Darwin man who attempted to evade police over child abuse material charges jailed

by | Oct 27, 2020 | Court, News | 0 comments

A 28-year-old Darwin man will spend 12 months in jail after a joint anti-child exploitation task force seized his laptop that had a combined 163 child abuse videos and images on it.

Jaymie Pierce pleaded guilty in the Northern Territory Supreme Court in Darwin to one count of possession of child abuse material, despite an initial attempt to lead authorities astray.

The court heard Northern Territory Police and Australian Federal Police from the joint anti-child exploitation team executed a Commonwealth search warrant at Pierce’s Malak address on Monday, April 20.

At the time of the search, police body-worn video recorded Pierce telling the officers he had been accessing the dark web and doing research on illegal
marketplaces such as Silk Road.

During the search a silver Dell laptop was located in his bedroom and a digital forensic examination recovered a number of child abuse videos and images.

The court heard, between April 20, 2020 and April 23, 2020, Pierce sent a number of emails to the police in an attempt to explaining away possession of child abuse material on his laptop, saying he had used “suspicious key words” to check if an antivirus program worked.

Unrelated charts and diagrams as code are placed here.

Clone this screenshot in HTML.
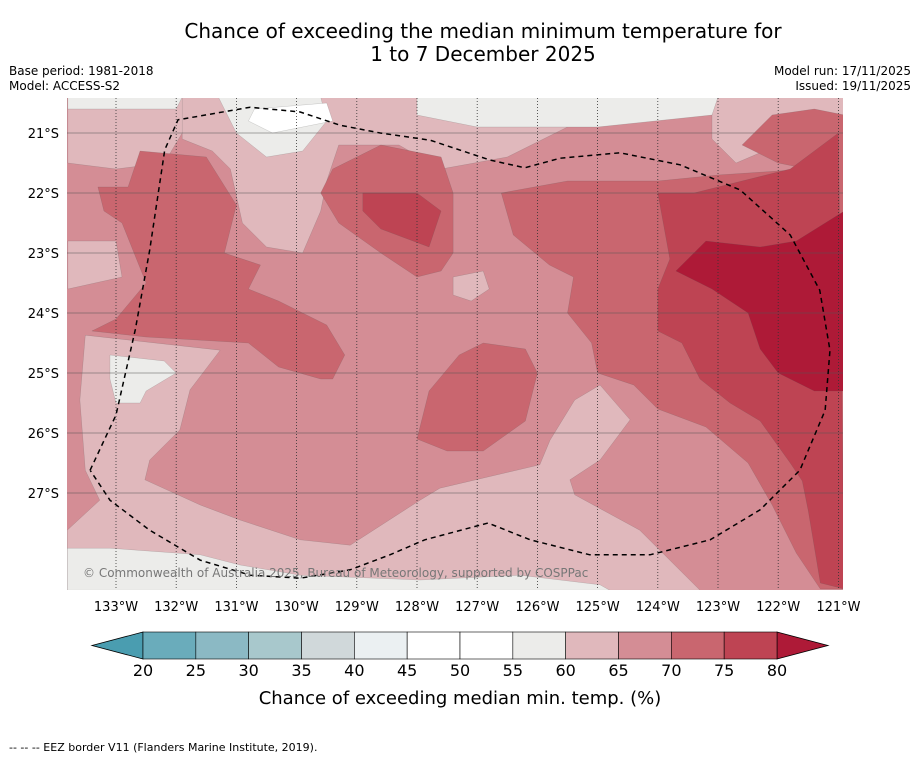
<!DOCTYPE html>
<html><head><meta charset="utf-8"><style>
body{margin:0;background:#fff;font-family:"Liberation Sans","DejaVu Sans",sans-serif;}
svg text{font-family:"DejaVu Sans","Liberation Sans",sans-serif;}
</style></head><body>
<svg id="chart" width="919" height="758" viewBox="0 0 919 758" xmlns="http://www.w3.org/2000/svg">
<rect width="919" height="758" fill="#fff"/>
<text x="483" y="38" font-size="20" text-anchor="middle">Chance of exceeding the median minimum temperature for</text>
<text x="483" y="61" font-size="20" text-anchor="middle">1 to 7 December 2025</text>
<text x="9" y="75" font-size="12">Base period: 1981-2018</text>
<text x="9" y="90" font-size="12">Model: ACCESS-S2</text>
<text x="911" y="75" font-size="12" text-anchor="end">Model run: 17/11/2025</text>
<text x="911" y="90" font-size="12" text-anchor="end">Issued: 19/11/2025</text>
<defs><clipPath id="mapclip"><rect x="67" y="98" width="776" height="492"/></clipPath></defs>
<g id="map" clip-path="url(#mapclip)"></g>
<g id="axes"></g>
<g id="cbar"></g>
<text x="460" y="704" font-size="18" text-anchor="middle">Chance of exceeding median min. temp. (%)</text>
<text x="9" y="751" font-size="11">--  --  -- EEZ border V11 (Flanders Marine Institute, 2019).</text>
</svg>
<script>
const lonTicks=[133,132,131,130,129,128,127,126,125,124,123,122,121];
const latTicks=[21,22,23,24,25,26,27];
const cbarLevels=[20,25,30,35,40,45,50,55,60,65,70,75,80];
const cbarColors=["#6aacbb","#8bb9c4","#a8c8cc","#d0d8da","#ebf0f2","#ffffff","#ffffff","#ececea","#e0b8bc","#d48d95","#c9666f","#be4453"];
const lowColor="#4a9db0", highColor="#ae1a37";
// contour fills: [level color, polygon in [lon W, lat S]]
const fills=[
["#e0b8bc",[[133.8,20.4],[131.6,20.4],[131.9,21.0],[132.2,21.5],[133.0,21.6],[133.8,21.5]]],
["#e0b8bc",[[131.9,20.4],[125.5,20.4],[125.5,20.9],[126.5,21.4],[127.6,21.6],[128.3,21.2],[129.3,21.2],[129.5,21.8],[129.6,22.3],[129.9,23.0],[130.5,22.9],[130.9,22.5],[131.1,21.6],[131.4,21.3],[131.9,21.1]]],
["#e0b8bc",[[123.1,20.4],[120.9,20.4],[120.9,21.1],[122.0,21.2],[122.7,21.5],[123.1,21.1]]],
["#e0b8bc",[[133.8,22.8],[133.0,22.8],[132.9,23.4],[133.8,23.6]]],
["#e0b8bc",[[133.51,24.37],[131.27,24.62],[131.77,25.28],[131.94,25.95],[132.44,26.45],[132.52,26.78],[131.6,27.2],[130.94,27.45],[129.94,27.78],[129.11,27.87],[127.95,27.12],[127.62,26.92],[125.96,26.53],[125.79,26.12],[125.38,25.45],[124.96,25.2],[124.46,25.78],[124.96,26.45],[125.46,26.78],[125.38,27.03],[124.3,27.62],[123.3,28.62],[133.81,28.62],[133.81,27.62],[133.27,27.12],[133.51,26.62],[133.6,25.45]]],
["#e0b8bc",[[127.4,23.4],[126.9,23.3],[126.8,23.6],[127.1,23.8],[127.4,23.7]]],
["#ececea",[[133.81,27.92],[133.1,27.92],[131.6,28.03],[130.94,28.2],[129.94,28.37],[127.95,28.45],[126.29,28.37],[124.96,28.53],[124.8,28.62],[133.81,28.62]]],
["#ececea",[[133.8,20.4],[131.9,20.4],[132.0,20.6],[133.8,20.6]]],
["#ececea",[[131.3,20.4],[129.6,20.4],[129.5,20.8],[129.9,21.3],[130.5,21.4],[131.0,21.0]]],
["#ececea",[[128.0,20.4],[123.0,20.4],[123.1,20.7],[125.0,20.9],[127.0,20.9],[128.0,20.7]]],
["#ffffff",[[130.7,20.6],[129.5,20.5],[129.4,20.8],[130.4,21.0],[130.8,20.8]]],
["#ececea",[[133.1,24.7],[132.2,24.8],[132.0,25.0],[132.5,25.3],[132.6,25.5],[133.0,25.5],[133.1,25.1]]],
["#c9666f",[[132.6,21.3],[131.5,21.4],[131.0,22.2],[131.2,23.0],[130.6,23.2],[130.8,23.6],[130.3,23.8],[129.5,24.2],[129.2,24.7],[129.4,25.1],[129.6,25.1],[130.3,24.9],[130.8,24.5],[132.5,24.4],[133.4,24.3],[133.0,24.1],[132.5,23.5],[132.9,22.5],[133.2,22.3],[133.3,21.9],[132.8,21.9]]],
["#c9666f",[[129.4,21.6],[128.6,21.2],[127.6,21.4],[127.4,22.0],[127.4,23.0],[127.6,23.3],[128.0,23.4],[128.6,23.0],[129.3,22.5],[129.6,22.0]]],
["#c9666f",[[127.8,25.3],[128.0,26.1],[127.5,26.3],[126.9,26.3],[126.2,25.8],[126.0,25.0],[126.2,24.6],[126.9,24.5],[127.3,24.7]]],
["#c9666f",[[126.6,22.0],[126.4,22.7],[125.8,23.2],[125.4,23.4],[125.5,24.0],[125.1,24.5],[125.0,25.0],[124.4,25.2],[124.0,25.6],[123.2,25.9],[122.5,26.5],[122.1,27.2],[121.7,28.0],[121.3,28.6],[120.9,28.6],[120.9,20.7],[121.4,20.6],[122.1,20.7],[122.6,21.2],[122.0,21.5],[121.5,21.6],[123.0,21.7],[124.0,21.8],[125.5,21.8]]],
["#be4453",[[128.9,22.0],[128.0,22.0],[127.6,22.3],[127.8,22.9],[128.6,22.6],[128.9,22.3]]],
["#be4453",[[124.0,22.0],[123.4,22.0],[121.8,21.6],[121.4,21.3],[121.0,21.0],[120.9,28.6],[121.3,28.5],[121.5,27.3],[121.6,26.8],[121.8,26.5],[122.3,25.8],[122.8,25.5],[123.3,25.1],[123.6,24.5],[124.0,24.3],[124.0,23.6],[123.8,23.1]]],
["#ae1a37",[[123.7,23.3],[123.2,22.8],[122.3,22.9],[121.7,22.8],[120.9,22.3],[120.9,25.3],[121.4,25.3],[122.0,25.0],[122.3,24.6],[122.5,24.0],[123.1,23.6]]]
];
const eez=[[133.43,26.62],[133,25.70],[132.68,24.28],[132.44,22.95],[132.19,21.28],[131.97,20.78],[130.77,20.57],[129.94,20.65],[129.28,20.87],[128.61,21],[127.78,21.12],[126.79,21.45],[126.21,21.58],[125.62,21.42],[124.63,21.33],[123.63,21.53],[122.63,21.95],[121.80,22.70],[121.31,23.62],[121.14,24.62],[121.22,25.62],[121.64,26.62],[122.30,27.28],[123.13,27.78],[124.13,28.03],[125.13,28.03],[126.12,27.78],[126.82,27.5],[127.87,27.78],[128.45,28.03],[129.11,28.28],[129.94,28.42],[130.77,28.37],[131.60,28.12],[132.44,27.62],[133.10,27.12],[133.43,26.62]];
const NS="http://www.w3.org/2000/svg";
const X=lon=>116+(133-lon)*60.2;
const Y=lat=>133+(lat-21)*60;
function mk(tag,attrs,parent){const e=document.createElementNS(NS,tag);for(const k in attrs)e.setAttribute(k,attrs[k]);parent.appendChild(e);return e;}
const map=document.getElementById('map');
const bg=mk('rect',{x:67,y:98,width:776,height:492,fill:"#d48d95"},map);


fills.forEach((f,i)=>{
  const p=mk('polygon',{points:f[1].map(q=>X(q[0])+","+Y(q[1])).join(" "),fill:f[0],stroke:"#555",'stroke-width':0.3,'stroke-opacity':0.5},map);
  
  
});
lonTicks.forEach(l=>{
  const g=mk('line',{x1:X(l),x2:X(l),y1:98,y2:590,stroke:"#333",'stroke-width':0.8,'stroke-dasharray':'1,2'},map);
  
  
});
latTicks.forEach(l=>{
  const g=mk('line',{x1:67,x2:843,y1:Y(l),y2:Y(l),stroke:"#555",'stroke-width':0.6},map);
  
  
});
const ez=mk('polyline',{points:eez.map(q=>X(q[0])+","+Y(q[1])).join(" "),fill:"none",stroke:"#000",'stroke-width':1.5,'stroke-dasharray':'5,4'},map);


const cp=mk('text',{x:83,y:577,'font-size':12,fill:"#777"},map);
cp.textContent="© Commonwealth of Australia 2025, Bureau of Meteorology, supported by COSPPac";


const axes=document.getElementById('axes');
lonTicks.forEach(l=>{
  const t=mk('text',{x:X(l),y:611,'font-size':13,'text-anchor':'middle'},axes);
  t.textContent=l+"°W";
  
  
});
latTicks.forEach(l=>{
  const t=mk('text',{x:59,y:Y(l)+5,'font-size':13,'text-anchor':'end'},axes);
  t.textContent=l+"°S";
  
  
});
const cb=document.getElementById('cbar');
const cx0=143,cx1=777,cy=632,ch=27;
const cw=(cx1-cx0)/cbarColors.length;
const lo=mk('polygon',{points:`${cx0},${cy} ${92},${cy+ch/2} ${cx0},${cy+ch}`,fill:lowColor,stroke:"#000",'stroke-width':0.8},cb);


const hi=mk('polygon',{points:`${cx1},${cy} ${828},${cy+ch/2} ${cx1},${cy+ch}`,fill:highColor,stroke:"#000",'stroke-width':0.8},cb);


cbarColors.forEach((c,i)=>{
  const r=mk('rect',{x:cx0+i*cw,y:cy,width:cw,height:ch,fill:c,stroke:"#000",'stroke-width':0.6},cb);
  
  
});
cbarLevels.forEach((v,i)=>{
  const t=mk('text',{x:cx0+i*cw,y:676,'font-size':16,'text-anchor':'middle'},cb);
  t.textContent=v;
  
  
});
</script>
</body></html>
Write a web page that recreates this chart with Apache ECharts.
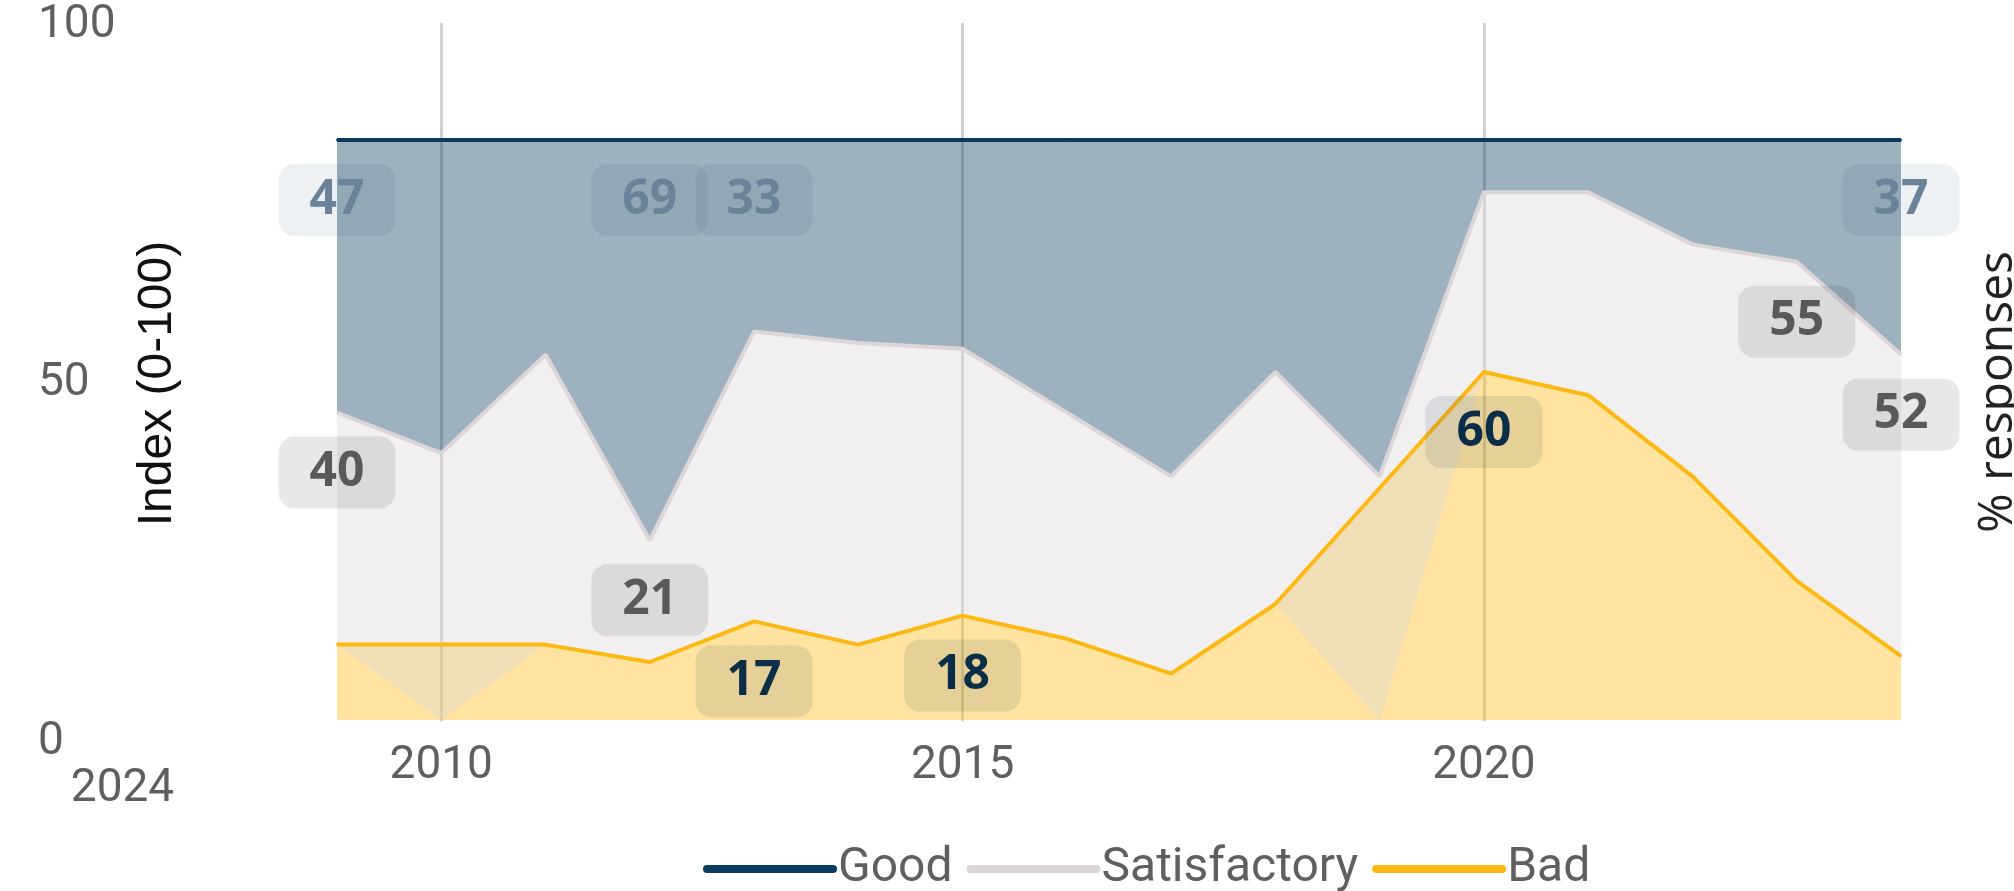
<!DOCTYPE html>
<html>
<head>
<meta charset="utf-8">
<title>Good / Satisfactory / Bad</title>
<script src="https://cdn.jsdelivr.net/npm/echarts@6/dist/echarts.min.js"></script>
<style>
  html, body { margin: 0; padding: 0; background: #ffffff; }
  #chart { width: 2014px; height: 891px; }
</style>
</head>
<body>
<div id="chart"></div>
<script>
// ---------- data ----------
const years = ['2009', '2010', '2011', '2012', '2013', '2014', '2015', '2016',
               '2017', '2018', '2019', '2020', '2021', '2022', '2023', '2024'];

// % of responses, stacked Bad -> Satisfactory -> Good (null = no value that year)
const goodValues         = [47, 54, 37, 69, 33, 35, 36, 47, 58, 40, 58,  9,  9, 18, 21, 37];
const satisfactoryValues = [40, 46, 50, 21, 50, 52, 46, 39, 34, 40, 42, 31, 35, 40, 55, 52];
const badValues          = [13, null, 13, 10, 17, 13, 18, 14, 8, 20, null, 60, 56, 42, 24, 11];

// which points carry a value label
const goodLabelIdx = [0, 3, 4, 15];
const satisfactoryLabelIdx = [0, 3, 14, 15];
const badLabelIdx = [4, 6, 11];

// the small index panel on the left
const indexYears = ['2024'];

const colors = {
    good: '#0b3c5d',
    satisfactory: '#dcd6d8',
    bad: '#fdb913'
};

// turn a plain value list into series data, switching labels on for some points
function withLabels(values, idxList) {
    return values.map((v, i) => idxList.indexOf(i) >= 0 ? { value: v, label: { show: true } } : v);
}

// rounded label box under the point
function boxLabel(textColor, boxColor) {
    return {
        show: false,
        position: 'bottom',
        distance: 23,
        fontFamily: 'Open Sans',
        fontWeight: 'bold',
        fontSize: 48,
        lineHeight: 48,
        color: textColor,
        backgroundColor: boxColor,
        borderRadius: 16,
        padding: [12, 31]
    };
}

function lineSeries(name, values, color, labelIdx, label) {
    return {
        name: name,
        type: 'line',
        stack: 'share',
        xAxisIndex: 0,
        yAxisIndex: 0,
        data: withLabels(values, labelIdx),
        connectNulls: true,
        symbol: 'circle',
        symbolSize: 2,
        showSymbol: true,
        lineStyle: { color: color, width: 4 },
        itemStyle: { color: color },
        areaStyle: { color: color, opacity: 0.4 },
        label: label,
        emphasis: { disabled: true }
    };
}

const showEveryFifth = (idx, value) => Number(value) % 5 === 0;

function initChart() {
    const chart = echarts.init(document.getElementById('chart'));

    const option = {
        backgroundColor: '#ffffff',
        animation: false,
        legend: {
            data: ['Good', 'Satisfactory', 'Bad'],
            left: 698,
            top: 840,
            itemWidth: 126,
            itemHeight: 14,
            itemGap: 14,
            textStyle: { fontFamily: 'Roboto', fontSize: 48, color: '#5f5f5f' },
            lineStyle: { width: 8, cap: 'round' },
            itemStyle: { opacity: 0 }
        },
        grid: [
            { left: 337, right: 113, top: 24, bottom: 171, outerBoundsMode: 'none' },
            { left: 30, top: 25, width: 185, bottom: 149, outerBoundsMode: 'none' }
        ],
        xAxis: [
            {
                type: 'category',
                gridIndex: 0,
                data: years,
                boundaryGap: false,
                axisLine: { show: false },
                axisTick: { show: false },
                axisLabel: {
                    interval: showEveryFifth,
                    margin: 23,
                    fontFamily: 'Roboto',
                    fontSize: 46,
                    color: '#5f5f5f'
                },
                splitLine: {
                    show: true,
                    interval: showEveryFifth,
                    lineStyle: { color: '#d0d0d0', width: 3, cap: 'round' }
                }
            },
            {
                type: 'category',
                gridIndex: 1,
                data: indexYears,
                axisLine: { show: false },
                axisTick: { show: false },
                splitLine: { show: false },
                axisLabel: { margin: 24, fontFamily: 'Roboto', fontSize: 46, color: '#5f5f5f' }
            }
        ],
        yAxis: [
            {
                type: 'value',
                gridIndex: 0,
                position: 'right',
                min: 0,
                max: 120,
                axisLabel: { show: false },
                axisLine: { show: false },
                axisTick: { show: false },
                splitLine: { show: false },
                name: '% responses',
                nameLocation: 'middle',
                nameGap: 73,
                nameMoveOverlap: false,
                nameTextStyle: {
                    fontFamily: 'Open Sans',
                    fontSize: 48,
                    color: '#222222',
                    padding: [0, 40, 0, 0]
                }
            },
            {
                type: 'value',
                gridIndex: 1,
                position: 'left',
                min: 0,
                max: 100,
                interval: 50,
                axisLabel: {
                    inside: true,
                    margin: 8,
                    fontFamily: 'Roboto',
                    fontSize: 46,
                    color: '#5f5f5f'
                },
                axisLine: { show: false },
                axisTick: { show: false },
                splitLine: { show: false },
                name: 'Index (0-100)',
                nameLocation: 'middle',
                nameGap: -152,
                nameMoveOverlap: false,
                nameTextStyle: { fontFamily: 'Liberation Sans', fontSize: 48, color: '#111111' }
            }
        ],
        series: [
            lineSeries('Bad', badValues, colors.bad, badLabelIdx,
                boxLabel('#0b2d48', 'rgba(12,45,74,0.1)')),
            lineSeries('Satisfactory', satisfactoryValues, colors.satisfactory, satisfactoryLabelIdx,
                boxLabel('#595959', 'rgba(0,0,0,0.09)')),
            lineSeries('Good', goodValues, colors.good, goodLabelIdx,
                boxLabel('#6b8399', 'rgba(12,60,96,0.07)'))
        ]
    };

    chart.setOption(option);
}

initChart();
</script>
</body>
</html>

In handing down his sentence, Supreme Court Judge Dean Mildren said a complete forensic examination recovered 77 child abuse material files on a seized USB and 86 child abuse material files on a laptop computer.

Judge Mildren highlighted a “significant record of prior convictions” covering the period between August 11, 2010 and July 6, 2017.

“The majority of your priors relate to motor vehicle offences, breaches of domestic violence orders and breaches of bail,” said.

“Your history shows that you do not comply with court orders.

“In the pre-sentence report, you were asked about these matters, and you gave various excuses, which are plainly false.

“You have taken little or no responsibility for your actions in the past and you offer implausible excuses or blame others.”

The court heard a psychological assessment revealed Pierce had difficulty accepting responsibility for his actions, but that there was no evidence to suggest he was a high risk for re-offending.

“The impression that I got before I read the psychologist’s report was that you, despite your stated age, behaved in the manner of a spoilt child,” Judge Mildren said.

“The report indicates that there is no evidence of the presence of clinical psychopathology and that you have normal intelligence. However, you developed
obsessive interest in particular topics and you lack experience in living in stable living conditions and employment.

“Because of your lack of insight into the significance of some of the difficulties you are living with and your reluctance to seek appropriate support and help, you
minimise the severity of these difficulties, and that leaves you vulnerable to episodes of behaviour that are dangerous or risky to yourself and others.”

Judge Mildren told the court there was no evidence the child abuse material was paid for and “no evidence that your purpose was to swap images or share images
with other people”.

“You have pleaded guilty at an early time and you facilitated the course of justice. However, your denials to corrections show that you have not fully accepted
responsibility and that you are not remorseful,” Judge Mildren said.

“This may be because of your personality rather than willfulness, but it remains the case that I cannot give you a significant discount because of your plea. I will discount your sentence by approximately 10 per cent.”